= Dataset content =
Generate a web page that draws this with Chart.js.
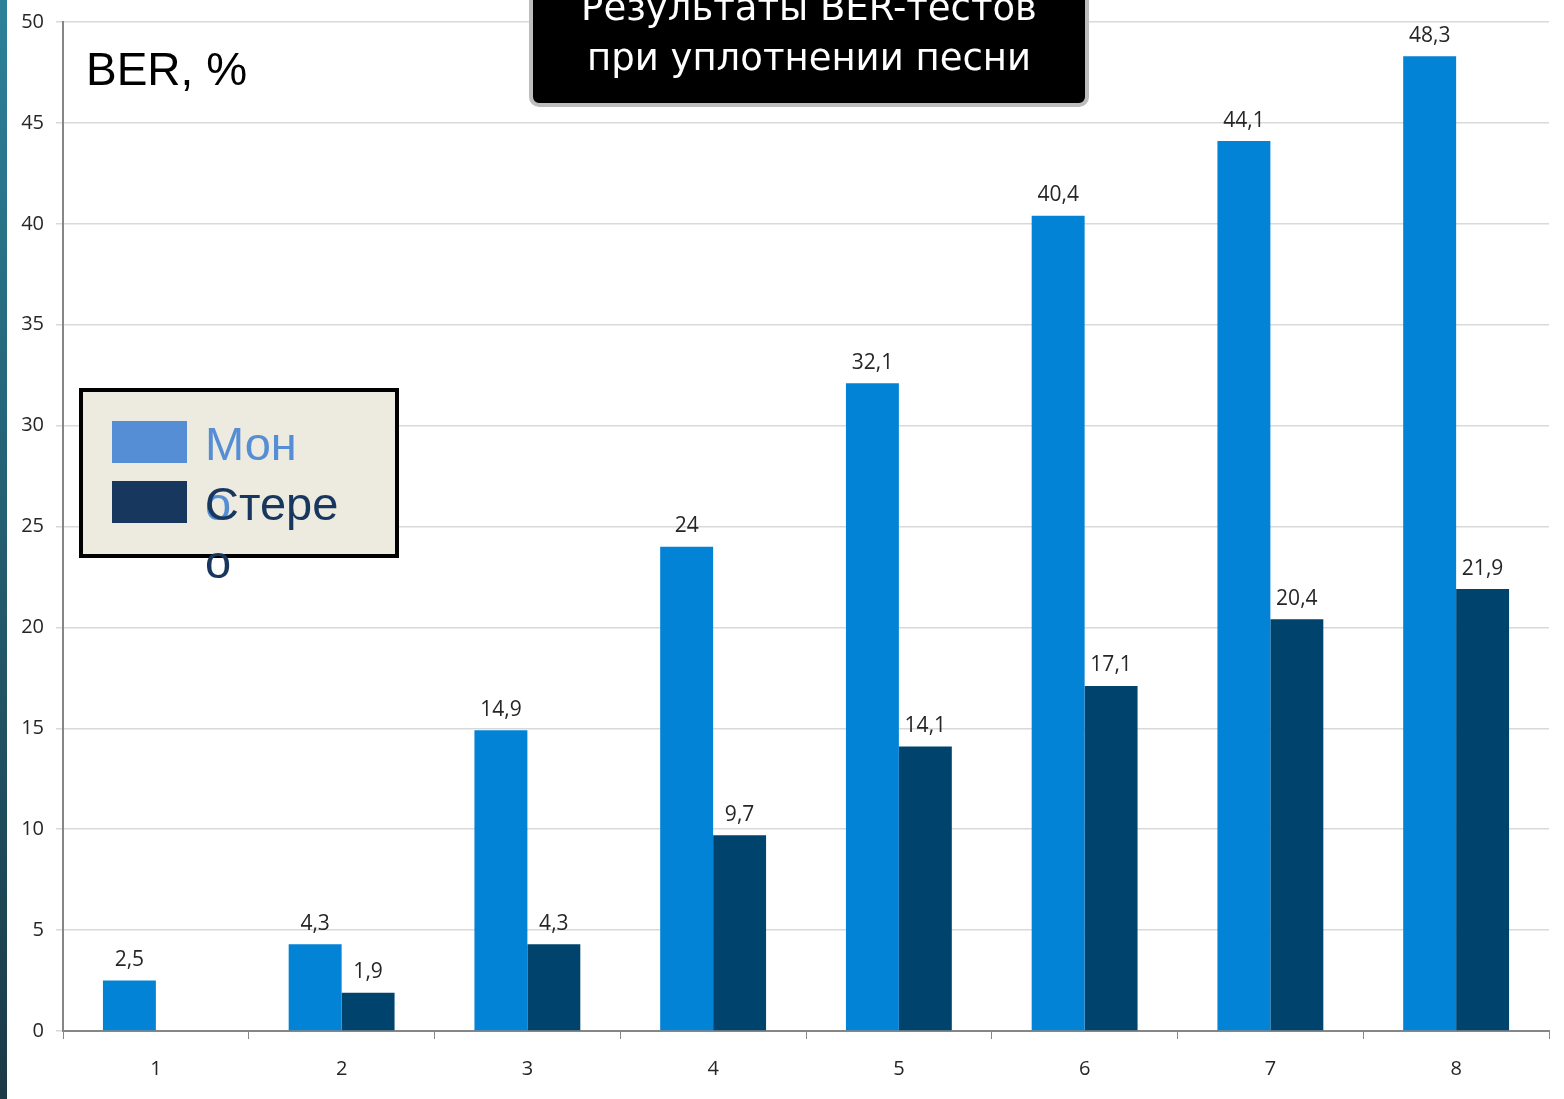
<!DOCTYPE html>
<html lang="ru">
<head>
  <meta charset="UTF-8">
  <title>Результаты BER-тестов</title>
  <script src="https://cdn.jsdelivr.net/npm/chart.js"></script>
  <style>
    html, body { margin: 0; padding: 0; background: #fff; }
    #wrap { position: relative; width: 1564px; height: 1099px; overflow: hidden; }
    #strip { position: absolute; left: 0; top: 0; width: 7px; height: 1099px;
             background: linear-gradient(#2c8199, #1a3946); }
    #grafico { position: absolute; left: 0; top: 0; }
  </style>
</head>
<body>
<div id="wrap">
  <canvas id="grafico" width="1564" height="1099"></canvas>
  <div id="strip"></div>
</div>
<script>
  // данные
  const categorias = ['1', '2', '3', '4', '5', '6', '7', '8'];
  const mono = [2.5, 4.3, 14.9, 24, 32.1, 40.4, 44.1, 48.3];
  const stereo = [null, 1.9, 4.3, 9.7, 14.1, 17.1, 20.4, 21.9];
  const tituloLinhas = ['Результаты BER-тестов', 'при уплотнении песни'];
  const legendaNomes = ['Моно', 'Стерео'];

  const corMono = '#0283d5';
  const corStereo = '#00446e';

  // подписи над столбцами
  const rotulos = {
    id: 'rotulos',
    afterDatasetsDraw(chart) {
      const c = chart.ctx;
      c.save();
      c.font = '21px "Open Sans", "DejaVu Sans", sans-serif';
      c.fillStyle = '#262626';
      c.textAlign = 'center';
      c.textBaseline = 'bottom';
      chart.data.datasets.forEach((ds, i) => {
        chart.getDatasetMeta(i).data.forEach((bar, j) => {
          const v = ds.data[j];
          if (v == null) return;
          c.fillText(String(v).replace('.', ','), bar.x, bar.y - 10);
        });
      });
      c.restore();
    }
  };

  // заголовок, "BER, %" и легенда
  const decor = {
    id: 'decor',
    afterDraw(chart) {
      const c = chart.ctx;
      c.save();
      // BER, %
      c.fillStyle = '#000';
      c.font = '46px "Liberation Sans", Arial, sans-serif';
      c.textBaseline = 'alphabetic';
      c.textAlign = 'left';
      c.fillText('BER, %', 86, 85);

      // чёрный блок заголовка
      c.beginPath();
      c.roundRect(531, -20, 556, 125, 8);
      c.fillStyle = '#000';
      c.fill();
      c.lineWidth = 4;
      c.strokeStyle = '#bdbdbd';
      c.stroke();
      c.fillStyle = '#fff';
      c.font = '37px "DejaVu Sans", sans-serif';
      c.textAlign = 'center';
      c.fillText(tituloLinhas[0], 809, 20);
      c.fillText(tituloLinhas[1], 809, 70);

      // легенда
      c.fillStyle = '#edeae0';
      c.fillRect(81, 390, 316, 166);
      c.lineWidth = 4;
      c.strokeStyle = '#000';
      c.strokeRect(81, 390, 316, 166);
      c.fillStyle = '#558ed5';
      c.fillRect(112, 421, 75, 42);
      c.fillStyle = '#17375e';
      c.fillRect(112, 481, 75, 42);
      c.textAlign = 'left';
      c.font = '47px "Liberation Sans", Arial, sans-serif';
      c.fillStyle = '#558ed5';
      c.fillText(legendaNomes[0].slice(0, 3), 205, 460);
      c.fillText(legendaNomes[0].slice(3), 205, 520);
      c.fillStyle = '#17375e';
      c.fillText(legendaNomes[1].slice(0, 5), 205, 520);
      c.fillText(legendaNomes[1].slice(5), 205, 578);
      c.restore();
    }
  };

  new Chart(document.getElementById('grafico'), {
    type: 'bar',
    data: {
      labels: categorias,
      datasets: [
        { label: legendaNomes[0], data: mono, backgroundColor: corMono },
        { label: legendaNomes[1], data: stereo, backgroundColor: corStereo }
      ]
    },
    options: {
      responsive: false,
      animation: false,
      layout: { padding: { top: 20, right: 15, left: 0, bottom: 0 } },
      plugins: { legend: { display: false }, tooltip: { enabled: false } },
      datasets: { bar: { categoryPercentage: 0.57, barPercentage: 1 } },
      scales: {
        x: {
          afterFit(s) { s.height = 68; },
          grid: { offset: true, drawOnChartArea: false, tickLength: 8, color: '#868686' },
          border: { color: '#868686', width: 2 },
          ticks: { color: '#262626', font: { size: 20, family: '"Open Sans", "DejaVu Sans", sans-serif' }, padding: 18 }
        },
        y: {
          min: 0, max: 50,
          afterFit(s) { s.width = 63; },
          grid: { color: '#d9d9d9', lineWidth: 1.5, tickLength: 7 },
          border: { color: '#868686', width: 2 },
          ticks: { stepSize: 5, color: '#262626', font: { size: 20, lineHeight: 1, family: '"Open Sans", "DejaVu Sans", sans-serif' }, padding: 12 }
        }
      }
    },
    plugins: [rotulos, decor]
  });
</script>
</body>
</html>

= Task details =
Copy nothing but the lines from the top of the data down to the line containing "const corStereo = '#00446e';", and leave the pictures out.

= Result below =
Generate a web page that draws this with Chart.js.
<!DOCTYPE html>
<html lang="ru">
<head>
  <meta charset="UTF-8">
  <title>Результаты BER-тестов</title>
  <script src="https://cdn.jsdelivr.net/npm/chart.js"></script>
  <style>
    html, body { margin: 0; padding: 0; background: #fff; }
    #wrap { position: relative; width: 1564px; height: 1099px; overflow: hidden; }
    #strip { position: absolute; left: 0; top: 0; width: 7px; height: 1099px;
             background: linear-gradient(#2c8199, #1a3946); }
    #grafico { position: absolute; left: 0; top: 0; }
  </style>
</head>
<body>
<div id="wrap">
  <canvas id="grafico" width="1564" height="1099"></canvas>
  <div id="strip"></div>
</div>
<script>
  // данные
  const categorias = ['1', '2', '3', '4', '5', '6', '7', '8'];
  const mono = [2.5, 4.3, 14.9, 24, 32.1, 40.4, 44.1, 48.3];
  const stereo = [null, 1.9, 4.3, 9.7, 14.1, 17.1, 20.4, 21.9];
  const tituloLinhas = ['Результаты BER-тестов', 'при уплотнении песни'];
  const legendaNomes = ['Моно', 'Стерео'];

  const corMono = '#0283d5';
  const corStereo = '#00446e';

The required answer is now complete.